Request: Any pictures should be left out; please print exactly the lines between the line with "Clone this chart in matplotlib." and the line with "import matplotlib.transforms as mtransforms", inclusive.

── Dataset entries

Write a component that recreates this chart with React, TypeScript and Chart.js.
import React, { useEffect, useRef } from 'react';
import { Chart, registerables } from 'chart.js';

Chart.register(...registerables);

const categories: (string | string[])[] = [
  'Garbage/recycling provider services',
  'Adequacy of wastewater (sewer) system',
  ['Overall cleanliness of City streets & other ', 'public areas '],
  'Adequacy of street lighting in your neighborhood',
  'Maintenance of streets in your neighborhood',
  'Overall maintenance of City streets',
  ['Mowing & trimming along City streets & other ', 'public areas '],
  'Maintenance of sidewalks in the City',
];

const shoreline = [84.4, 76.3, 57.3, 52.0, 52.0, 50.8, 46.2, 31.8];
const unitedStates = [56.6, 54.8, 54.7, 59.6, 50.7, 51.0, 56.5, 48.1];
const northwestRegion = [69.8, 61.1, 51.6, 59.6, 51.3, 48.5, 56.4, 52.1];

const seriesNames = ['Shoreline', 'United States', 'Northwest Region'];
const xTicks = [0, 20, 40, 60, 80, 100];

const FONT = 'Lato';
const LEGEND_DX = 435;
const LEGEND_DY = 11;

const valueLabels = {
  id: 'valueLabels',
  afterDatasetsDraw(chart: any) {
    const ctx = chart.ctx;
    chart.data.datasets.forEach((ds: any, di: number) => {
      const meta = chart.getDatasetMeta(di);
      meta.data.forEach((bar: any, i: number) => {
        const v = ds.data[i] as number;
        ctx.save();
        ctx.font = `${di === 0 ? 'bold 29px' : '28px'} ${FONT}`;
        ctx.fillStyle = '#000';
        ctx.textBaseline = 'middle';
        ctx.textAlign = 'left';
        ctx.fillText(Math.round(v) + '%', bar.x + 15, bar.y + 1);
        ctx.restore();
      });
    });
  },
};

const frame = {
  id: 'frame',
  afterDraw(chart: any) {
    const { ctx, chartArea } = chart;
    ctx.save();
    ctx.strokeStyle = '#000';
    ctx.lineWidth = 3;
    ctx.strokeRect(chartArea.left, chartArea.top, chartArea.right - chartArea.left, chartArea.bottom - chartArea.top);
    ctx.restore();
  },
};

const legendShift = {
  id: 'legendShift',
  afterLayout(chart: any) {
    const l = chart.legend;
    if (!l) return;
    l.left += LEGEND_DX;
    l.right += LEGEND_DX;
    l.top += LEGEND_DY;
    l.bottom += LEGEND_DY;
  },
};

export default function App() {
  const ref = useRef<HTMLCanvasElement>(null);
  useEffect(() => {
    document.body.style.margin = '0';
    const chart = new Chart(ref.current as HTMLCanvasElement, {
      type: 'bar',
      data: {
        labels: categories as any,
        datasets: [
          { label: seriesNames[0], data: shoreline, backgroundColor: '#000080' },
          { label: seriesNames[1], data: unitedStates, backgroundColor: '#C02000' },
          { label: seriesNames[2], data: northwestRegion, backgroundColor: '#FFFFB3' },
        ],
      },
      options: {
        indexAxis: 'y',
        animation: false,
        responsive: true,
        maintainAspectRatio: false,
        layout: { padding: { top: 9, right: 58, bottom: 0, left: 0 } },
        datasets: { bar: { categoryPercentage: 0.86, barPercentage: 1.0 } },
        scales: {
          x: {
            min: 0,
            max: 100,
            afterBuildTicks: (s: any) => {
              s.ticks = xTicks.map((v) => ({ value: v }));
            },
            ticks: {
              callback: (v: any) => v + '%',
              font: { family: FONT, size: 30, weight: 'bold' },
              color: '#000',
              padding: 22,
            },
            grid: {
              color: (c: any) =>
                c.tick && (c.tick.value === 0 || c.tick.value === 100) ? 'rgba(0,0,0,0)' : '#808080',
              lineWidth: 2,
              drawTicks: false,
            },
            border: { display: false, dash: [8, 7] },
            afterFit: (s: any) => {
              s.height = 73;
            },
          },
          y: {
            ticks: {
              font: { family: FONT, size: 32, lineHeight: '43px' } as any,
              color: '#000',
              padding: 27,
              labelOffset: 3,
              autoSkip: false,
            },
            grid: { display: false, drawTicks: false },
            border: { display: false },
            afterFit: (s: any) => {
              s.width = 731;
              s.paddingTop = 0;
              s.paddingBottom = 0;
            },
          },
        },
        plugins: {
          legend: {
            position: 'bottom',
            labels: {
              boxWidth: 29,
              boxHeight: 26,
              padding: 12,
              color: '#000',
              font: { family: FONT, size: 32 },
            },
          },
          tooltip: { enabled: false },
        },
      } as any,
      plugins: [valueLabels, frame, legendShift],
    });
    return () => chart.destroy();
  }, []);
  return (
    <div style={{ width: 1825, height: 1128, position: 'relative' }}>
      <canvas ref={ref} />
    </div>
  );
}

────
── Dataset entries

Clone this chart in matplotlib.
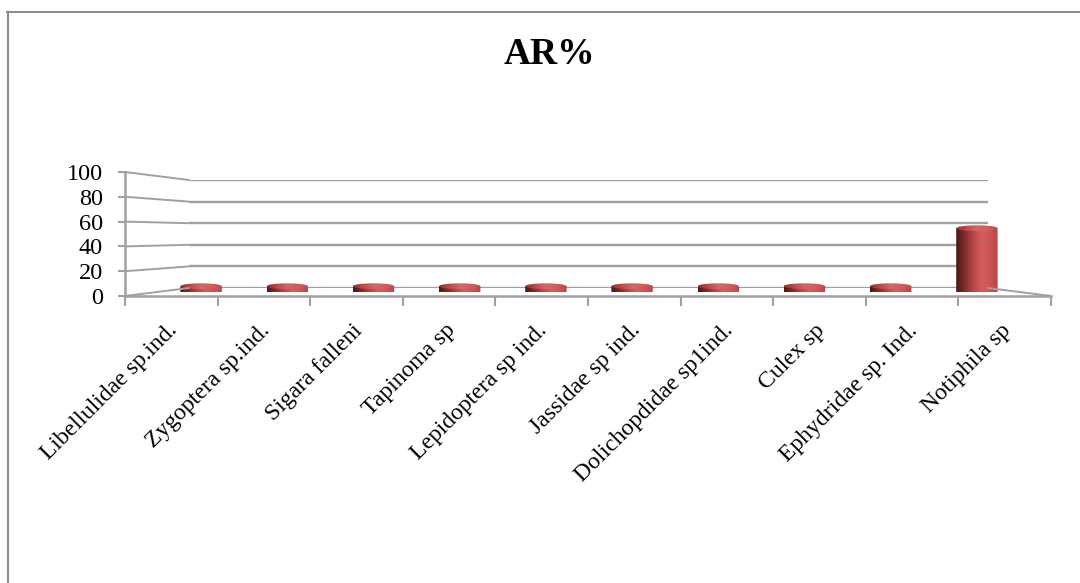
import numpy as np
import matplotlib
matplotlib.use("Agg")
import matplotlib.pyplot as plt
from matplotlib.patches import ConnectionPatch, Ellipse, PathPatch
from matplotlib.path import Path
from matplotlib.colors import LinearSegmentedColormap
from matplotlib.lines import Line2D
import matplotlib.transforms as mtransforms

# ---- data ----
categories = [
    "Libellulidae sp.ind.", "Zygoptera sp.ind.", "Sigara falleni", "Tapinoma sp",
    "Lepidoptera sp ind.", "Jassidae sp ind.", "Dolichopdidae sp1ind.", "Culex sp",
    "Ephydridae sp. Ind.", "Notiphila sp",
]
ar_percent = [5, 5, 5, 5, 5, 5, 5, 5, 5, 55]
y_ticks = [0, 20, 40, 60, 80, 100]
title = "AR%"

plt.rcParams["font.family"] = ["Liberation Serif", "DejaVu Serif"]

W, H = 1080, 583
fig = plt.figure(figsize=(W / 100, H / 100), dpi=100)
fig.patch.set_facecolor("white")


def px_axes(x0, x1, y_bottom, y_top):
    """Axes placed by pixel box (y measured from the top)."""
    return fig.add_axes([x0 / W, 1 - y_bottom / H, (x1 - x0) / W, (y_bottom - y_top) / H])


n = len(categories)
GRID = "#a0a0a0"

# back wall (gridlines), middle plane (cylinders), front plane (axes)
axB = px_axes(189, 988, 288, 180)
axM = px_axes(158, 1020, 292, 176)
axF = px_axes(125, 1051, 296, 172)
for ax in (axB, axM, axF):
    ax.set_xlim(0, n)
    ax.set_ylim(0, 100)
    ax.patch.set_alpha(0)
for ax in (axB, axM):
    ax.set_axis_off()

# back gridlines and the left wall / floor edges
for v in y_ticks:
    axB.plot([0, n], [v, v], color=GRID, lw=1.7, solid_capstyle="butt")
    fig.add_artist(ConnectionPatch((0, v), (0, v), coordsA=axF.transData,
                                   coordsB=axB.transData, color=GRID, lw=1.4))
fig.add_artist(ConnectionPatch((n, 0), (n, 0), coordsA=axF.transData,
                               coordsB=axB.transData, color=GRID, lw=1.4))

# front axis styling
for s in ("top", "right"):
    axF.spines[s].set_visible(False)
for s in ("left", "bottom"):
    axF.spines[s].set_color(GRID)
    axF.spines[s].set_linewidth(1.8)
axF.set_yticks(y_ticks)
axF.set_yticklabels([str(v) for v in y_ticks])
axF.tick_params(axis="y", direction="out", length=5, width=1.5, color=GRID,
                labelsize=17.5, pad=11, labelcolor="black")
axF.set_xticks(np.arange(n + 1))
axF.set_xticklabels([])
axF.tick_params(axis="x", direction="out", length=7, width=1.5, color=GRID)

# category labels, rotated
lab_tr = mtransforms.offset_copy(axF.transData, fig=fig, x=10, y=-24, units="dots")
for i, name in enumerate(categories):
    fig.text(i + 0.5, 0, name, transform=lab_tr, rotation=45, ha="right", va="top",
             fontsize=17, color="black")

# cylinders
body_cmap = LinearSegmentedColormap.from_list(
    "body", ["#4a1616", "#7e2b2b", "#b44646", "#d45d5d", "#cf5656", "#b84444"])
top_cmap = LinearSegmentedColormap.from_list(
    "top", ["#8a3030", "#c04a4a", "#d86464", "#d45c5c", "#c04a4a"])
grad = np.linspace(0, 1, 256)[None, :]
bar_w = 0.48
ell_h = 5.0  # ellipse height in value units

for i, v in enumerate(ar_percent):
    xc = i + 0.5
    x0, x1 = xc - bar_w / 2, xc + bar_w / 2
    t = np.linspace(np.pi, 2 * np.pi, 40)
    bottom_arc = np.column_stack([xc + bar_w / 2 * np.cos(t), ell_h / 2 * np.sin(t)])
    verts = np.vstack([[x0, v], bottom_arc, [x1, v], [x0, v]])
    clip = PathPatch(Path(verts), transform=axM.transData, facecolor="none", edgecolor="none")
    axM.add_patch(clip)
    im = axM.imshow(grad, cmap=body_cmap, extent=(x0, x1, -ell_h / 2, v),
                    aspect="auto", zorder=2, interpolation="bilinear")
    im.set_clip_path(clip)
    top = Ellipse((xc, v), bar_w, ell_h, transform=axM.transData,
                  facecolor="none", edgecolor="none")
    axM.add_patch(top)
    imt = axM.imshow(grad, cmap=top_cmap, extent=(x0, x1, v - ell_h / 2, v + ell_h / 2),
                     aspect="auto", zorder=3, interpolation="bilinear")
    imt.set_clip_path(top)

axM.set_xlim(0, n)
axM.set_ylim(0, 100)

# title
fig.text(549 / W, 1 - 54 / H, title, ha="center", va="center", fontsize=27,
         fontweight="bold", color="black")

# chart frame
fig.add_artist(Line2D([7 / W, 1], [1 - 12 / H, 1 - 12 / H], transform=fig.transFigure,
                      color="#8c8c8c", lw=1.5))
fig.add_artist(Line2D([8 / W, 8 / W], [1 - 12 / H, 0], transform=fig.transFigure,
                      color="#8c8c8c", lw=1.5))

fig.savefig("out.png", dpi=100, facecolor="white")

────
── Dataset entries

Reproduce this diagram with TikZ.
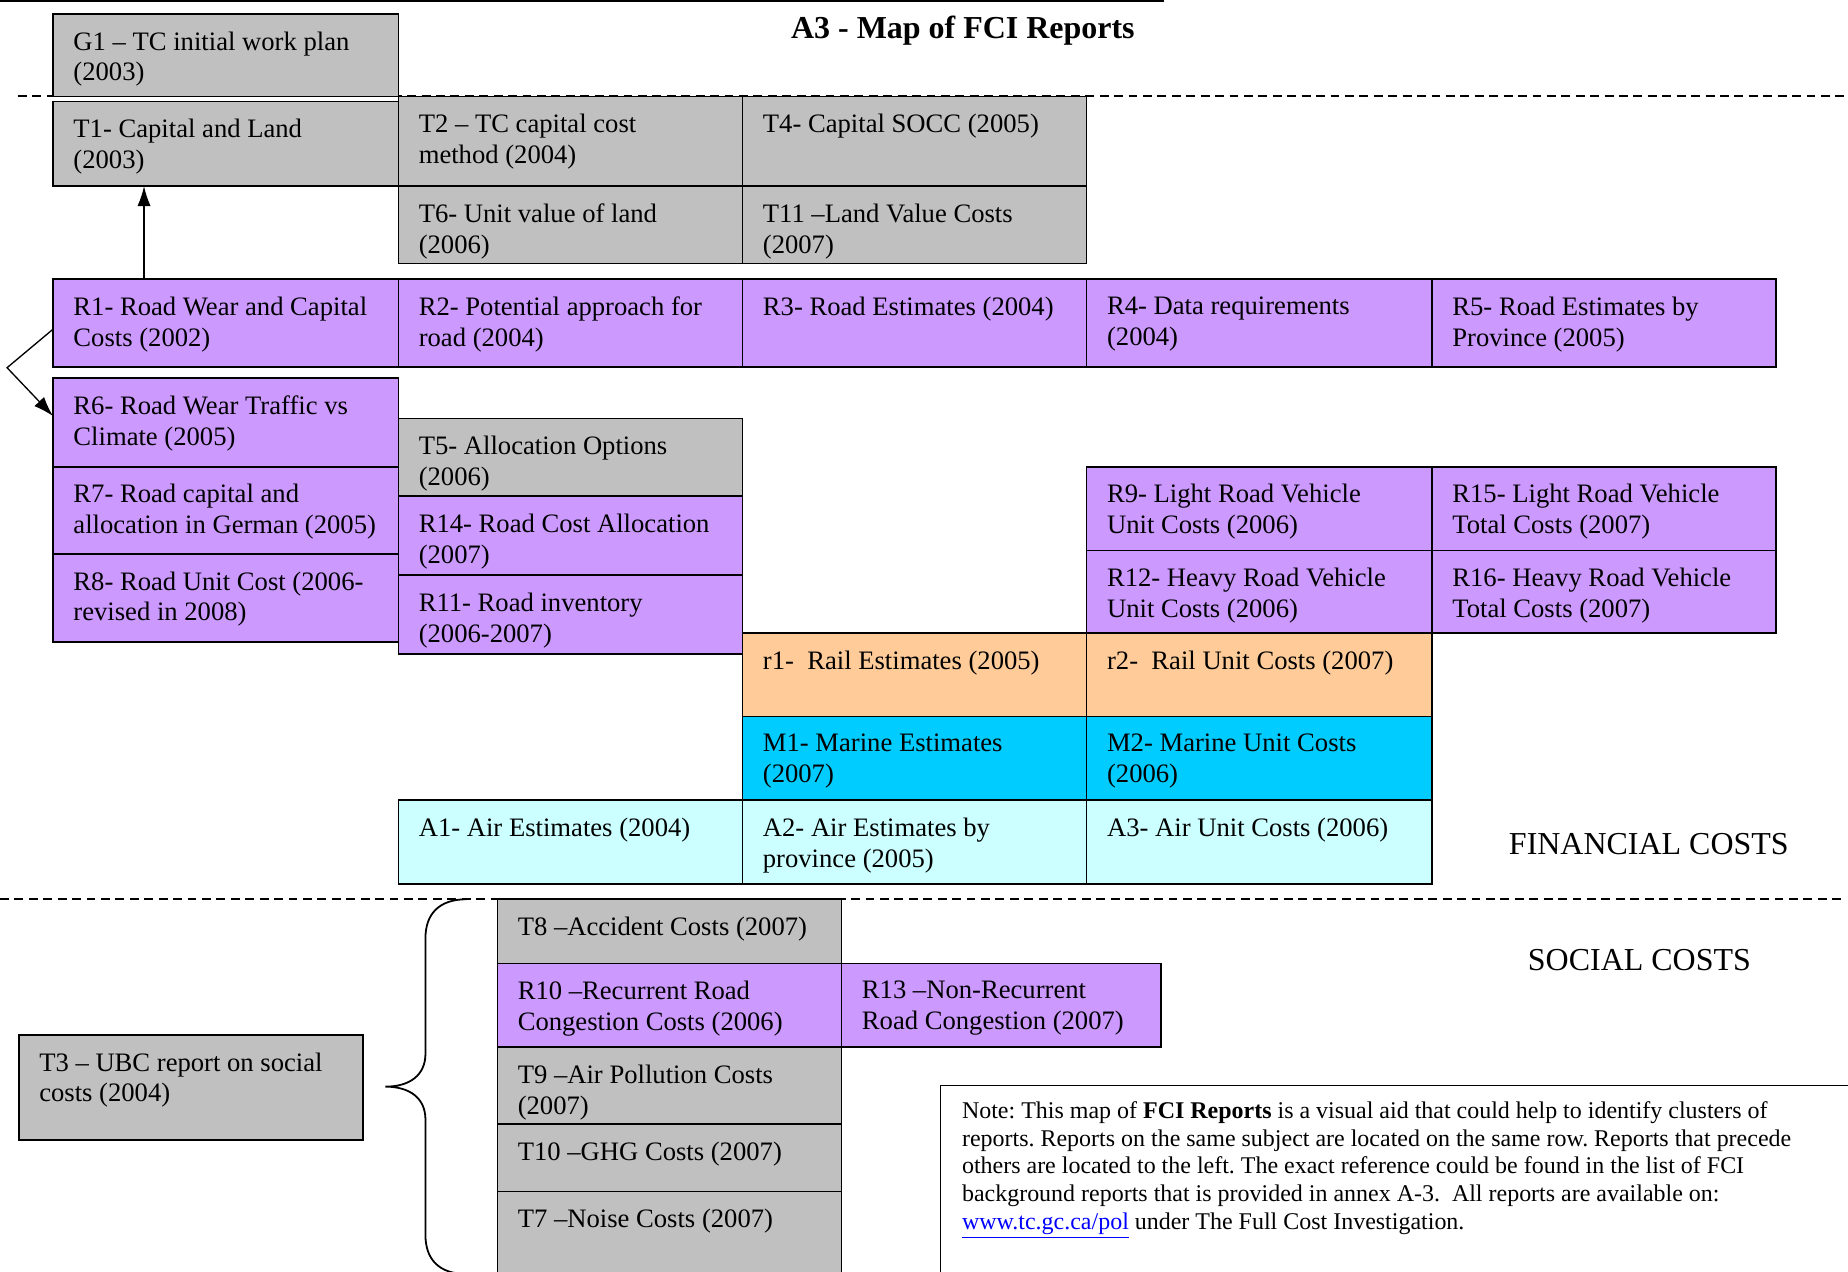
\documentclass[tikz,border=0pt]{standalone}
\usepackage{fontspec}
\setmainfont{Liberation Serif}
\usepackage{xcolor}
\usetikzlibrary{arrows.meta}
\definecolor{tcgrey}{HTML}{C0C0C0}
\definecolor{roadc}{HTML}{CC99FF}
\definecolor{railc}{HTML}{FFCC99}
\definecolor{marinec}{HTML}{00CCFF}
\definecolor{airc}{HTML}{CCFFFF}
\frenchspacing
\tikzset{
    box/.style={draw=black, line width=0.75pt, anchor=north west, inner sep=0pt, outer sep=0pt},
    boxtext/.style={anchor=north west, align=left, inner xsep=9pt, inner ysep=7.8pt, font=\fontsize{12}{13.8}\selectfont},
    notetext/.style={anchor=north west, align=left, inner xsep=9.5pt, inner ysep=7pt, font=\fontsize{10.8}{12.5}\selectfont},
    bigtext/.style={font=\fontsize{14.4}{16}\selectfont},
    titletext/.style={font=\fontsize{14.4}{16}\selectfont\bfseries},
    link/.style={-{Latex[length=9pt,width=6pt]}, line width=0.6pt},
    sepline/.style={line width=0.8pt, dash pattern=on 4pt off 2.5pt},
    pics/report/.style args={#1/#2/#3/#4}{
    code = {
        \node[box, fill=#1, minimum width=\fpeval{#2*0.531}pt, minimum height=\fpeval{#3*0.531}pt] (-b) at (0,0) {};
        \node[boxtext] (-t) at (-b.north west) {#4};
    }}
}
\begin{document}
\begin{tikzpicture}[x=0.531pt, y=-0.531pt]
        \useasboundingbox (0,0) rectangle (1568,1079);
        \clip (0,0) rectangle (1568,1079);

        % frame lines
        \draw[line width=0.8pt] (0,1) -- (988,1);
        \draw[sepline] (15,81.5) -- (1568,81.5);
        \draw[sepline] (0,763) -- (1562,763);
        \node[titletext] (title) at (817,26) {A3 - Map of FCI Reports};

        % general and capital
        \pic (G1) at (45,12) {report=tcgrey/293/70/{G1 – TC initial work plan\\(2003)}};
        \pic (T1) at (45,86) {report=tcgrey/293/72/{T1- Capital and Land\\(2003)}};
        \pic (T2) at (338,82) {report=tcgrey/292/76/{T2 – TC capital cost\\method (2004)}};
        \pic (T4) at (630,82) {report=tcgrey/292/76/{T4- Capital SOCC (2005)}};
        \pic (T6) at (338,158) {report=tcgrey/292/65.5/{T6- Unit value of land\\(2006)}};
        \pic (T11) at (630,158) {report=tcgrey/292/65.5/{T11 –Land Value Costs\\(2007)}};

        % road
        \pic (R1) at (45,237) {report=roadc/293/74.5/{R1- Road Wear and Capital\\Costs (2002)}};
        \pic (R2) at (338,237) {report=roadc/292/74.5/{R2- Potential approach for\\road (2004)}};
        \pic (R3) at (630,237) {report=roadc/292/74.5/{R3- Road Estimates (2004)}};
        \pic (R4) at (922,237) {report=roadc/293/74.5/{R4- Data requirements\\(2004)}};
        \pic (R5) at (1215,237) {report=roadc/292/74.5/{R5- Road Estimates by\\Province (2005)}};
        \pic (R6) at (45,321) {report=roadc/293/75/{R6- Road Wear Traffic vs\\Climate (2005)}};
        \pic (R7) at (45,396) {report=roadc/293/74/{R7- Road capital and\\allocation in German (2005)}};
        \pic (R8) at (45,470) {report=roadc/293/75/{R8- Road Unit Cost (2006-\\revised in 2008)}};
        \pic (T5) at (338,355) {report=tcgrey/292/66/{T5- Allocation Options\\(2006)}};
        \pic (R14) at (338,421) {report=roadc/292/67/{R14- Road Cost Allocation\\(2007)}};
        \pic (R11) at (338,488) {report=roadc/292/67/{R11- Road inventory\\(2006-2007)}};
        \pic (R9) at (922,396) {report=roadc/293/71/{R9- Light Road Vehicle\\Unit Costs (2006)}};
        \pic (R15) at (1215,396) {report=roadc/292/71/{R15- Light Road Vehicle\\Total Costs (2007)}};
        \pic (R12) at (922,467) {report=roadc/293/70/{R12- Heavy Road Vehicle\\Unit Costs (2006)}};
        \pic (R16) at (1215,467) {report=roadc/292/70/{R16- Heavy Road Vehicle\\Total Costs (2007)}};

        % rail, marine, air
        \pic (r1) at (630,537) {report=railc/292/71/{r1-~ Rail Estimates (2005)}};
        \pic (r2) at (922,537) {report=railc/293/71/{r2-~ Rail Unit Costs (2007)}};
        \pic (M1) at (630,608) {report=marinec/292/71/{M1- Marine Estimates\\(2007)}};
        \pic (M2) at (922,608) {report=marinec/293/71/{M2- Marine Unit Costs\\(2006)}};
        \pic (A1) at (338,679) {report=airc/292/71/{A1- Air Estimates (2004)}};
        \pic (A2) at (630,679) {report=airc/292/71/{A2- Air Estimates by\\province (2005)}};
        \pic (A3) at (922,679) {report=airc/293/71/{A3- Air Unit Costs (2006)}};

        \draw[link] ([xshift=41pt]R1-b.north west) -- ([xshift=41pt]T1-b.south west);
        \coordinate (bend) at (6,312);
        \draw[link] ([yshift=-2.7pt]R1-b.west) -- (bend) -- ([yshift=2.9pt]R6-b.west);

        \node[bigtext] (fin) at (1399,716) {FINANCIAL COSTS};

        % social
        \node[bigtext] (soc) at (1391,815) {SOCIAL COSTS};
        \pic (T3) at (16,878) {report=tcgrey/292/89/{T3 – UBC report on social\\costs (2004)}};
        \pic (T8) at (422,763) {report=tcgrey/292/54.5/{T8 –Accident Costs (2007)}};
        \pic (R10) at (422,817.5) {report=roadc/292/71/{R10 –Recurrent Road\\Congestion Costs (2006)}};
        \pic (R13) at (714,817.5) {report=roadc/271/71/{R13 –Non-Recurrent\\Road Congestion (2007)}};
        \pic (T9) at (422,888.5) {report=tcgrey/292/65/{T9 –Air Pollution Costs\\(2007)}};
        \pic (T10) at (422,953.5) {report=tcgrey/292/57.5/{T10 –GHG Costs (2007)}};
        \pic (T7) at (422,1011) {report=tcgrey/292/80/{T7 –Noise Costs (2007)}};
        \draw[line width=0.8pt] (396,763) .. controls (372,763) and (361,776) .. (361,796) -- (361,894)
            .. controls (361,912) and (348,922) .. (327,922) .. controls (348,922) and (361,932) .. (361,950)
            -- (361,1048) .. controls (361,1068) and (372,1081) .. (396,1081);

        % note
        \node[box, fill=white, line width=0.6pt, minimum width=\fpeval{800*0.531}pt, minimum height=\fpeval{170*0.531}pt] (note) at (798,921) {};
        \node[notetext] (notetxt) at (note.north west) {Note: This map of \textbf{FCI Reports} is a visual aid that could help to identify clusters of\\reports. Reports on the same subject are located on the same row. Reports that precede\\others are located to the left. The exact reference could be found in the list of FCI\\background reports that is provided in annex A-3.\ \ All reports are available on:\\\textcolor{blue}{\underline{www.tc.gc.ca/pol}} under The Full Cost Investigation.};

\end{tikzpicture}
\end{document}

────

Task output:
Clone this chart in matplotlib.
import numpy as np
import matplotlib
matplotlib.use("Agg")
import matplotlib.pyplot as plt
from matplotlib.patches import ConnectionPatch, Ellipse, PathPatch
from matplotlib.path import Path
from matplotlib.colors import LinearSegmentedColormap
from matplotlib.lines import Line2D
import matplotlib.transforms as mtransforms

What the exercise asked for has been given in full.